Public health costs of the Gavin coal-fired power plant
July 30, 2025
The recently-released Private Equity, Public Harm report, outlining the public health impacts caused by emitted air pollutants from private equity-backed fossil fuel infrastructure, found that the General J.M. Gavin coal-fired power plant is the single most harmful facility in the study. The plant is estimated to cause $1.7 billion in human health impacts per year. These human health impacts include heart attacks, hospital admissions, emergency room visits, asthma onset and symptoms, lung cancer, Alzheimer’s Disease, Parkinson’s Disease, strokes, hay fever, cardiac arrests, losses of school days, losses of work days, and deaths.
Graphic: Private Equity, Public Harm report
Gavin has been passed between private equity firms
On July 23, 2025,the Federal Energy Regulatory Commission approved the sale of the Gavin coal plant from Lightstone Generation LLC, a joint venture between the private equity firms Blackstone Group and ArcLight Capital Partners to a third private equity firm, Energy Capital Partners (ECP), which is owned by Bridgepoint Group.

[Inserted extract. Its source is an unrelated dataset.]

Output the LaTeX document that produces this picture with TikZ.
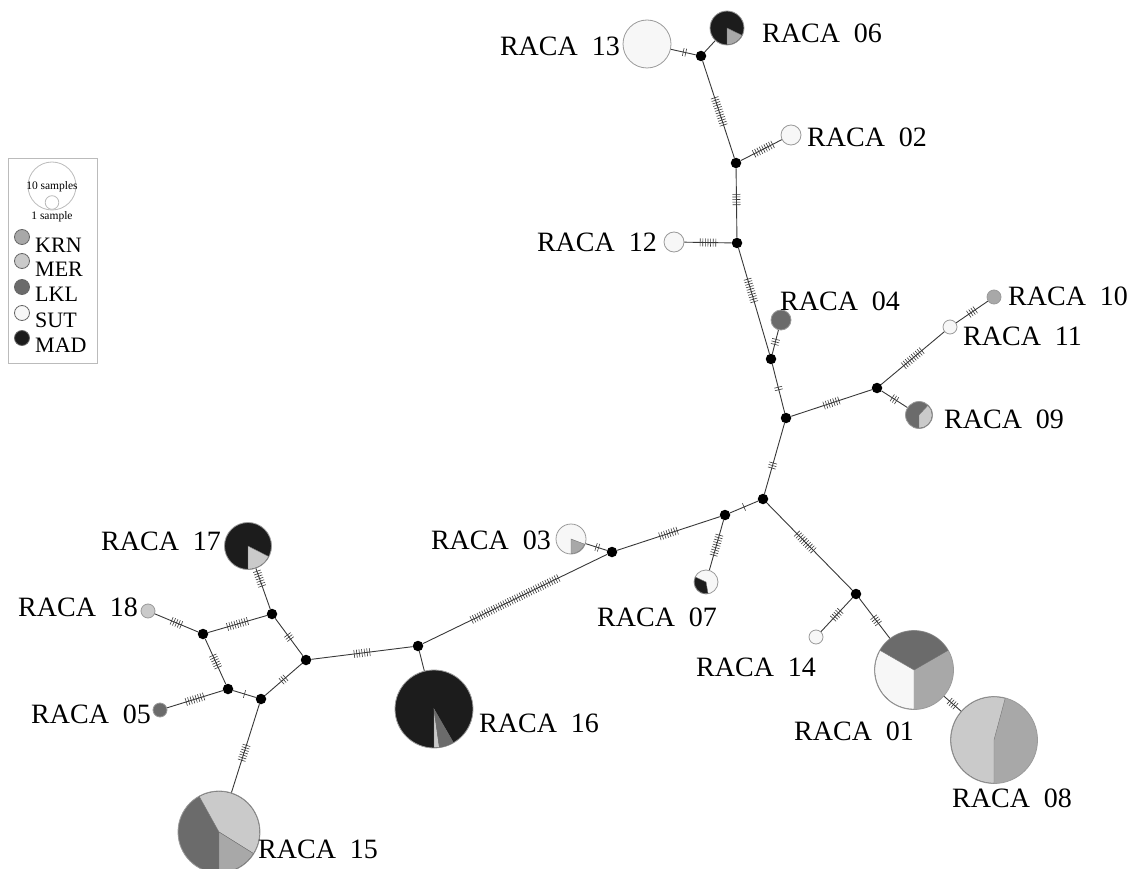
\documentclass[tikz,border=0pt]{standalone}
\usepackage{fontspec}
\setmainfont{Liberation Serif}
\usetikzlibrary{decorations.markings}
\definecolor{krn}{HTML}{A8A8A8}
\definecolor{mer}{HTML}{CACACA}
\definecolor{lkl}{HTML}{6B6B6B}
\definecolor{sut}{HTML}{F7F7F7}
\definecolor{mad}{HTML}{1C1C1C}
\definecolor{outl}{HTML}{9A9A9A}
\definecolor{edgecol}{HTML}{383838}
\definecolor{boxcol}{HTML}{BBBBBB}
\newcommand{\pieslice}[5]{\filldraw[fill=#5, draw=black!55, line width=0.4pt] (#1.center) -- ++(#3:#2) arc[start angle=#3, end angle=#4, radius=#2] -- cycle;}
\tikzset{
  hap/.style={circle, draw=outl, line width=0.8pt, inner sep=0, minimum size=#1},
  med/.style={circle, fill=black, inner sep=0, minimum size=10.5},
  edge/.style={draw=edgecol, line width=0.9pt},
  tickline/.style={draw=edgecol, line width=0.6pt},
  hashes/.style 2 args={postaction={decorate, decoration={markings,
    mark=at position #1 with {\foreach \k in {1,...,#2}{\draw[tickline] ({(\k-(#2+1)/2)*2.6},-4) -- ({(\k-(#2+1)/2)*2.6},4);}}}}},
  lab/.style={inner sep=0, font=\fontsize{28}{30}\selectfont},
  leglab/.style={inner sep=0, anchor=west, font=\fontsize{22}{24}\selectfont},
  smalllab/.style={inner sep=0, font=\fontsize{11.5}{13}\selectfont},
}
\begin{document}
\begin{tikzpicture}[x=1pt, y=-1pt]
\useasboundingbox (0,0) rectangle (1130,869);

% legend
\node[draw=boxcol, line width=0.8pt, minimum width=89, minimum height=205, inner sep=0] (legend) at (52.5,260.5) {};
\node[hap=48, fill=white, draw=boxcol] (leg10) at (52,186) {};
\node[hap=13.6, fill=white, draw=boxcol] (leg1) at (52,202.5) {};
\node[smalllab] (t10) at (52,187) {10 samples};
\node[smalllab] (t1) at (52,217) {1 sample};
\node[hap=15, fill=krn, draw=black!60] (lk) at (22,237) {};
\node[hap=15, fill=mer, draw=black!60] (lm) at (22,261) {};
\node[hap=15, fill=lkl, draw=black!60] (ll) at (22,287) {};
\node[hap=15, fill=sut, draw=black!60] (ls) at (22,313) {};
\node[hap=15, fill=mad, draw=black!60] (lmd) at (22,338) {};
\node[leglab] (tk) at (35,245) {KRN};
\node[leglab] (tm) at (35,269) {MER};
\node[leglab] (tl) at (35,294.5) {LKL};
\node[leglab] (ts) at (35,320) {SUT};
\node[leglab] (tmd) at (35,345.5) {MAD};

% median vectors
\node[med] (m1) at (701,56) {};
\node[med] (m2) at (736,163) {};
\node[med] (m3) at (737,243) {};
\node[med] (m4) at (771,359) {};
\node[med] (m5) at (786,418) {};
\node[med] (m6) at (877,388) {};
\node[med] (m7) at (763,499) {};
\node[med] (m8) at (725,515) {};
\node[med] (m9) at (612,552) {};
\node[med] (m10) at (856,594) {};
\node[med] (m11) at (418,646) {};
\node[med] (m12) at (306,660) {};
\node[med] (m13) at (272,614) {};
\node[med] (m14) at (203,634) {};
\node[med] (m15) at (228,689) {};
\node[med] (m16) at (261,699) {};

% haplotypes
\node[hap=48, fill=sut] (r13) at (647,44) {};
\node[hap=34, fill=mad] (r06) at (727,28) {};
\pieslice{r06}{16.6}{90}{26}{krn}
\node[hap=20, fill=sut] (r02) at (791,135) {};
\node[hap=20, fill=sut] (r12) at (674,242) {};
\node[hap=20, fill=lkl] (r04) at (781,320) {};
\node[hap=14, fill=krn] (r10) at (994,297) {};
\node[hap=14, fill=sut] (r11) at (950,327) {};
\node[hap=27, fill=lkl] (r09) at (919,415) {};
\pieslice{r09}{13.1}{90}{-47}{mer}
\node[hap=30, fill=sut] (r03) at (571,539) {};
\pieslice{r03}{14.6}{90}{21}{krn}
\node[hap=24, fill=sut] (r07) at (706,582) {};
\pieslice{r07}{11.6}{-155}{-280}{mad}
\node[hap=14, fill=sut] (r14) at (816,637) {};
\node[hap=79, fill=krn] (r01) at (914,670) {};
\pieslice{r01}{39.1}{-30}{-150}{lkl}
\pieslice{r01}{39.1}{-150}{-270}{sut}
\node[hap=87, fill=krn] (r08) at (994,740) {};
\pieslice{r08}{43.1}{-75}{-270}{mer}
\node[hap=78, fill=mad] (r16) at (434,709) {};
\pieslice{r16}{38.6}{90}{82}{mer}
\pieslice{r16}{38.6}{82}{60}{lkl}
\node[hap=47, fill=mad] (r17) at (248,546) {};
\pieslice{r17}{23.1}{90}{27}{mer}
\node[hap=14, fill=mer] (r18) at (148,611) {};
\node[hap=14, fill=lkl] (r05) at (160,710) {};
\node[hap=82, fill=lkl] (r15) at (219,832) {};
\pieslice{r15}{40.6}{32}{-119}{mer}
\pieslice{r15}{40.6}{90}{32}{krn}

% connectors
\draw[edge] (m1) -- (r06);
\draw[edge] (m11) -- (r16);
\foreach \a/\b/\p/\n in {
  m1/r13/0.45/2, m1/m2/0.52/12, m2/r02/0.55/9, m2/m3/0.45/5, m3/r12/0.5/7,
  m3/m4/0.4/10, m4/r04/0.5/3, m4/m5/0.5/2, m5/m6/0.5/7, m6/r11/0.5/10,
  r11/r10/0.5/4, m6/r09/0.5/3, m5/m7/0.6/3, m7/m8/0.5/1, m7/m10/0.45/10,
  m10/r14/0.5/5, m10/r01/0.55/4, r01/r08/0.5/4, m8/m9/0.5/8, m8/r07/0.5/9,
  m9/r03/0.45/2, m9/m11/0.5/38, m11/m12/0.5/7, m12/m13/0.5/3, m12/m16/0.5/3,
  m13/r17/0.75/7, m13/m14/0.5/9, m14/r18/0.5/5, m14/m15/0.5/6, m15/r05/0.5/8,
  m15/m16/0.5/1, m16/r15/0.55/7}
  \draw[edge, hashes={\p}{\n}] (\a) -- (\b);

% labels
\node[lab, anchor=east] (l13) at (620,46) {RACA\ \ 13};
\node[lab, anchor=west] (l06) at (762,33) {RACA\ \ 06};
\node[lab, anchor=west] (l02) at (807,137) {RACA\ \ 02};
\node[lab, anchor=east] (l12) at (657,242) {RACA\ \ 12};
\node[lab, anchor=west] (l04) at (780,301) {RACA\ \ 04};
\node[lab, anchor=west] (l10) at (1008,296) {RACA\ \ 10};
\node[lab, anchor=west] (l11) at (963,336) {RACA\ \ 11};
\node[lab, anchor=west] (l09) at (944,419) {RACA\ \ 09};
\node[lab, anchor=east] (l03) at (551,540) {RACA\ \ 03};
\node[lab, anchor=west] (l07) at (597,617) {RACA\ \ 07};
\node[lab, anchor=west] (l14) at (696,667) {RACA\ \ 14};
\node[lab, anchor=west] (l01) at (794,731) {RACA\ \ 01};
\node[lab, anchor=west] (l08) at (952,798) {RACA\ \ 08};
\node[lab, anchor=west] (l16) at (479,723) {RACA\ \ 16};
\node[lab, anchor=west] (l17) at (101,541) {RACA\ \ 17};
\node[lab, anchor=west] (l18) at (18,607) {RACA\ \ 18};
\node[lab, anchor=west] (l05) at (31,714) {RACA\ \ 05};
\node[lab, anchor=west] (l15) at (258,849) {RACA\ \ 15};
\end{tikzpicture}
\end{document}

From Ohio to New York, Gavin coal plant has a high public health cost
While a dollar amount will never capture the complexity of the human experience of facing health conditions brought about by pollution, using a standardized measure such as costs can be helpful in quantifying medical treatment, lost productivity, missed school days, and premature deaths.
The Gavin coal plant is the single biggest contributor to ECP’s health impacts. According to the report, emissions from ECP assets nationally are estimated to cause between $1.8 and $3.3 billion in costs related to health impacts] each year. The emissions are estimated to cause 62,000 asthma incidents, 130 emergency room visits, 11,000 lost work days, $15,000 lost school days, and over 200 premature deaths.
Ohio is the state most heavily impacted by ECP’s emissions, with between $350,000,000 and $640,000,000 in health costs per year. Pennsylvania is next, with ECP assets costing residents between $220,000,000 and $390,000,000 per year. Every state is affected by pollution from ECP’s assets.
Within Ohio, ECP’s pollution is estimated to cause 12,000 asthma incidents, 24 emergency room visits, 1,900 missed work days, 2,800 lost school days, and 43 premature deaths. The highest estimated impacts are in the most populous counties. Franklin, Cuyahoga, Summit, and Hamilton Counties have the highest health impacts in Ohio as the four most populous counties in the state.
In Pennsylvania, pollution from ECP’s assets are estimated to cause 6,300 asthma incidents, 14 emergency room visits, 1,000 missed work days, 1,700 lost school days, and 26 premature deaths. The highest costs of health impacts in Pennsylvania from ECP assets are a combination of populous counties – Allegheny and Philadelphia – and counties in the western part of the state – Westmoreland, Washington.
2023 analysis by the Sierra Club shows how the pollution plume extends to the Eastern Seaboard, carrying hazardous particulate matter through the air for hundreds of miles. According to the Sierra Club research, negative health impacts from the Gavin coal plant extend across the northeastern United States, from Illinois to New Jersey and New York to Florida.
Graphic: Sierra Club, Coal Pollution Impacts Explorer
Investors should push Gavin’s owners for a responsible retirement
Energy Capital Partners, the private equity firm seeking to purchase the Gavin coal plant, is owned by private equity firm Bridgepoint. In a September 2023 presentation, Bridgepoint described ECP as “a leading infrastructure fund focusing on electrification, decarbonization, and sustainability-focused investing”. The description of ECP as a “market-leader in electrification, decarbonization and sustainability-focused added value investing” is difficult to square with ECP’s promise in a FERC filing that “the Gavin facility (and the facilities owned by the other Lightstone Public Utilities) will continue to operate for so long as they are legally able to do so on an economic basis.”
Considering the enormous public health costs associated with Gavin, investors with the plant’s current owners – ArcLight and Blackstone – and those with the firm seeking to purchase the plant – Energy Capital Partners and its owner, Bridgepoint – should insist that the owners commit to a responsible retirement plan for the Gavin coal plant by 2028.